Stated task — Copy from the first line below down to and including the line with "var myChart = echarts.init(document.getElementById('main'));". Skip the pictures.

Source data —
[Start]

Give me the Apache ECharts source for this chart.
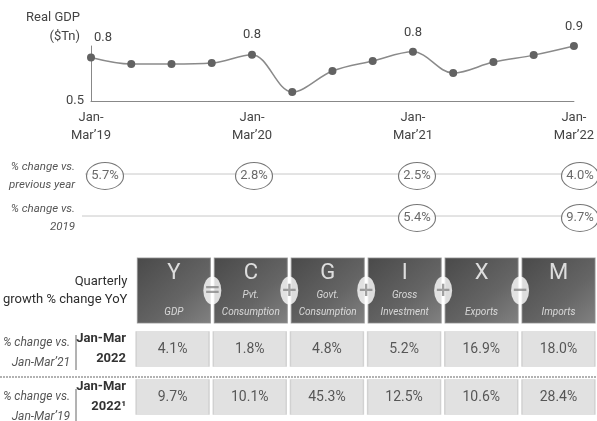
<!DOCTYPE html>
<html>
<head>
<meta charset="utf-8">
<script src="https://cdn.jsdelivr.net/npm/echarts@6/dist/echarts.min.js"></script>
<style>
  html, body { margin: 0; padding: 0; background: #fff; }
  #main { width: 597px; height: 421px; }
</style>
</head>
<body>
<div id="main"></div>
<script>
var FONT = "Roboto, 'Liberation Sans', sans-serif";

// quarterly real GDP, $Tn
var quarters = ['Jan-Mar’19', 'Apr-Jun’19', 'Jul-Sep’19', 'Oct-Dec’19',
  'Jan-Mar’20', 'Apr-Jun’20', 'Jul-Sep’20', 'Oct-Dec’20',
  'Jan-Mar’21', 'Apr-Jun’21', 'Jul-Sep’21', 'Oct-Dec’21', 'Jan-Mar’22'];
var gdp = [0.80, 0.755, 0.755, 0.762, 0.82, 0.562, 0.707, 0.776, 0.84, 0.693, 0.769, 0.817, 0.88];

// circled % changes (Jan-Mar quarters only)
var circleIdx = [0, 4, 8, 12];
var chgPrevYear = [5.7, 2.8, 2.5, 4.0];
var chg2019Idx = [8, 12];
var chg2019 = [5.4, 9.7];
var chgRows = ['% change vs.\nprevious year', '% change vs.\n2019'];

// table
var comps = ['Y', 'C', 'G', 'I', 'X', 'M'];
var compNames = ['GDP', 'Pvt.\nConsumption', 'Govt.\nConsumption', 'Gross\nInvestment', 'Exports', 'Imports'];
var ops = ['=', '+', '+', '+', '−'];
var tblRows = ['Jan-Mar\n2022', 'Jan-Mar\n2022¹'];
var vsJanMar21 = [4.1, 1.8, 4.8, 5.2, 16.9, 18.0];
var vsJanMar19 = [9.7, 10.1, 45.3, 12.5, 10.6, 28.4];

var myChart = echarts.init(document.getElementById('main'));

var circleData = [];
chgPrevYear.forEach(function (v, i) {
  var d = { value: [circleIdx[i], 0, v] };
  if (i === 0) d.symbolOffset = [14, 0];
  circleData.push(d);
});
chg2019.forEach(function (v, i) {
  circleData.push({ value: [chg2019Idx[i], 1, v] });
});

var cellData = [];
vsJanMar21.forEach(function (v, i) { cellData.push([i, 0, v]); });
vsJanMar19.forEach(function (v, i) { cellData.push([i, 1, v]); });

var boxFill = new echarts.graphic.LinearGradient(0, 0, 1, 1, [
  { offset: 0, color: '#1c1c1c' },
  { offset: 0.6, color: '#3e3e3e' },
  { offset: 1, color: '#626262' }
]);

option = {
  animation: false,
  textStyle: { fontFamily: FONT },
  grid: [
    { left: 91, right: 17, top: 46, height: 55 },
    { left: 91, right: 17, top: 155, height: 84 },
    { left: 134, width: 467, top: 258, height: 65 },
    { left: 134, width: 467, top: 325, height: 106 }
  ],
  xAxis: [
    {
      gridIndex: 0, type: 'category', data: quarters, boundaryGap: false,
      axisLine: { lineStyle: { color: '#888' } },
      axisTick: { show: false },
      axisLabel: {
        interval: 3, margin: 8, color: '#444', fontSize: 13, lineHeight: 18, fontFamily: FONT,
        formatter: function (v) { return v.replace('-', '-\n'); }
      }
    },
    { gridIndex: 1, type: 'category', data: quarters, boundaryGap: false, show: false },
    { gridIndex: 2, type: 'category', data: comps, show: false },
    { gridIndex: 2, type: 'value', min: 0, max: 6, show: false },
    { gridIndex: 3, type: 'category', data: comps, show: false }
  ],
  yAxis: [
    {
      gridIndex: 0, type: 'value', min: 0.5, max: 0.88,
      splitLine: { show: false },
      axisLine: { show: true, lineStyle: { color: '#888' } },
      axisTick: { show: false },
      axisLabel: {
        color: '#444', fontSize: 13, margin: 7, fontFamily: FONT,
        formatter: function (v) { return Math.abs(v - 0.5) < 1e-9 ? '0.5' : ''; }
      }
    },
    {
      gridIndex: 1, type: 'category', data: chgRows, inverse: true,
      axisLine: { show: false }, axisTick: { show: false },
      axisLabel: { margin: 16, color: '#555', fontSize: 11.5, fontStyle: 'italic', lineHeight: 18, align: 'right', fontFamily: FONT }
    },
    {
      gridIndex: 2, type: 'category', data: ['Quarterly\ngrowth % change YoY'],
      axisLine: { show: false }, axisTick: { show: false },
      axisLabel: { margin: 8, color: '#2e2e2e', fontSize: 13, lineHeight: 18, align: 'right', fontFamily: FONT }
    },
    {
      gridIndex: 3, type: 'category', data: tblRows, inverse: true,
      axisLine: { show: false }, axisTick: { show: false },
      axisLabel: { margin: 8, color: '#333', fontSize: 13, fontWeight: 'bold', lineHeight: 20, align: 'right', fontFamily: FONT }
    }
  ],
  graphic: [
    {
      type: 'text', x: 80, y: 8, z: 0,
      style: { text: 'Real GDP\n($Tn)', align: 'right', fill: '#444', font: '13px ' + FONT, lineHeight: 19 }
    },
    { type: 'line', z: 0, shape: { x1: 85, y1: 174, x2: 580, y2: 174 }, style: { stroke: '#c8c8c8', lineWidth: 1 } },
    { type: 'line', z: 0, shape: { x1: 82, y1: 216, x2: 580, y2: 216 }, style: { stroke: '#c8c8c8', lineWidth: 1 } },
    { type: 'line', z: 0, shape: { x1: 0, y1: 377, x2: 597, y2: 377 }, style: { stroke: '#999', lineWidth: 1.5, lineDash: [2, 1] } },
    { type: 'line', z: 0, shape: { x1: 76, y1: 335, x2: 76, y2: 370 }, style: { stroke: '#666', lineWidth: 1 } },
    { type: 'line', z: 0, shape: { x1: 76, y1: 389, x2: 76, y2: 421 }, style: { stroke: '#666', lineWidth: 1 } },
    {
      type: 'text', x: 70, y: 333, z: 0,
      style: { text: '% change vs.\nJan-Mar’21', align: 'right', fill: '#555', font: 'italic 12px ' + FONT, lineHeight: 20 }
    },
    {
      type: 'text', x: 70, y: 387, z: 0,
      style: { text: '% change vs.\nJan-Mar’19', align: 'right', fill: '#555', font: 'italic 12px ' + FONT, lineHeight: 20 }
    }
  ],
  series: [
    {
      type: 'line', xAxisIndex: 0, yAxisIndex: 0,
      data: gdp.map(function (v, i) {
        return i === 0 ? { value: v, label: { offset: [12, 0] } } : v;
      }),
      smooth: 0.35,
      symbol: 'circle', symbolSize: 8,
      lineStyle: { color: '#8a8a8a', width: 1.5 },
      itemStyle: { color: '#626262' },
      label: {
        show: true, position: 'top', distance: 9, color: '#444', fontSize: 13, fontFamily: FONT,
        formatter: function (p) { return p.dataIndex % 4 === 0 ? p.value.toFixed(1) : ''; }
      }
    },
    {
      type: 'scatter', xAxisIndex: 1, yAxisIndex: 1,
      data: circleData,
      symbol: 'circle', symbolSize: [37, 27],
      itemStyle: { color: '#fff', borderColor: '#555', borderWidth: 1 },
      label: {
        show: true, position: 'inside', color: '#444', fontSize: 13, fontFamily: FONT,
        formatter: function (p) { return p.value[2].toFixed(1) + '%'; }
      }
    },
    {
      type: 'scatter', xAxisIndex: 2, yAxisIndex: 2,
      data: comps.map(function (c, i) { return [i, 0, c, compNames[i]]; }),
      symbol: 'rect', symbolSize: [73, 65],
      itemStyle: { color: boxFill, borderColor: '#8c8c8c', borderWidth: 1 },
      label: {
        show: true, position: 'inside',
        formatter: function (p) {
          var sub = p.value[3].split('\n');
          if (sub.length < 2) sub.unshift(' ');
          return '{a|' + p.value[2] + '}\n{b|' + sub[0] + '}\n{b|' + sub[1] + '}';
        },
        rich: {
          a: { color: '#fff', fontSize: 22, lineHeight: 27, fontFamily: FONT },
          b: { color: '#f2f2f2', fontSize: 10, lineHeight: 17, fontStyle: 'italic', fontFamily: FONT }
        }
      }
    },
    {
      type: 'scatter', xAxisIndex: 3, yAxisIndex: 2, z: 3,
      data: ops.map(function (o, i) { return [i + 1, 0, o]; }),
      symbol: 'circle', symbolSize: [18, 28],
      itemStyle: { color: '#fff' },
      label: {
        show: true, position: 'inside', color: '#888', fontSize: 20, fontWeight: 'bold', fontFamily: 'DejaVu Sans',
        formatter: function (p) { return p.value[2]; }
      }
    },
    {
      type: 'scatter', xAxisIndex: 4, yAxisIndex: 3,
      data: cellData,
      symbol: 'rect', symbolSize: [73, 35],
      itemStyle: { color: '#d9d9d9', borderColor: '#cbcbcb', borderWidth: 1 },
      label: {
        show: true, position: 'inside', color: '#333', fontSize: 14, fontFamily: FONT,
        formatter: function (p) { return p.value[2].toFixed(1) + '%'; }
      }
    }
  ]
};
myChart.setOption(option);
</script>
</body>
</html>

[End]

Result —
Give me the Apache ECharts source for this chart.
<!DOCTYPE html>
<html>
<head>
<meta charset="utf-8">
<script src="https://cdn.jsdelivr.net/npm/echarts@6/dist/echarts.min.js"></script>
<style>
  html, body { margin: 0; padding: 0; background: #fff; }
  #main { width: 597px; height: 421px; }
</style>
</head>
<body>
<div id="main"></div>
<script>
var FONT = "Roboto, 'Liberation Sans', sans-serif";

// quarterly real GDP, $Tn
var quarters = ['Jan-Mar’19', 'Apr-Jun’19', 'Jul-Sep’19', 'Oct-Dec’19',
  'Jan-Mar’20', 'Apr-Jun’20', 'Jul-Sep’20', 'Oct-Dec’20',
  'Jan-Mar’21', 'Apr-Jun’21', 'Jul-Sep’21', 'Oct-Dec’21', 'Jan-Mar’22'];
var gdp = [0.80, 0.755, 0.755, 0.762, 0.82, 0.562, 0.707, 0.776, 0.84, 0.693, 0.769, 0.817, 0.88];

// circled % changes (Jan-Mar quarters only)
var circleIdx = [0, 4, 8, 12];
var chgPrevYear = [5.7, 2.8, 2.5, 4.0];
var chg2019Idx = [8, 12];
var chg2019 = [5.4, 9.7];
var chgRows = ['% change vs.\nprevious year', '% change vs.\n2019'];

// table
var comps = ['Y', 'C', 'G', 'I', 'X', 'M'];
var compNames = ['GDP', 'Pvt.\nConsumption', 'Govt.\nConsumption', 'Gross\nInvestment', 'Exports', 'Imports'];
var ops = ['=', '+', '+', '+', '−'];
var tblRows = ['Jan-Mar\n2022', 'Jan-Mar\n2022¹'];
var vsJanMar21 = [4.1, 1.8, 4.8, 5.2, 16.9, 18.0];
var vsJanMar19 = [9.7, 10.1, 45.3, 12.5, 10.6, 28.4];

var myChart = echarts.init(document.getElementById('main'));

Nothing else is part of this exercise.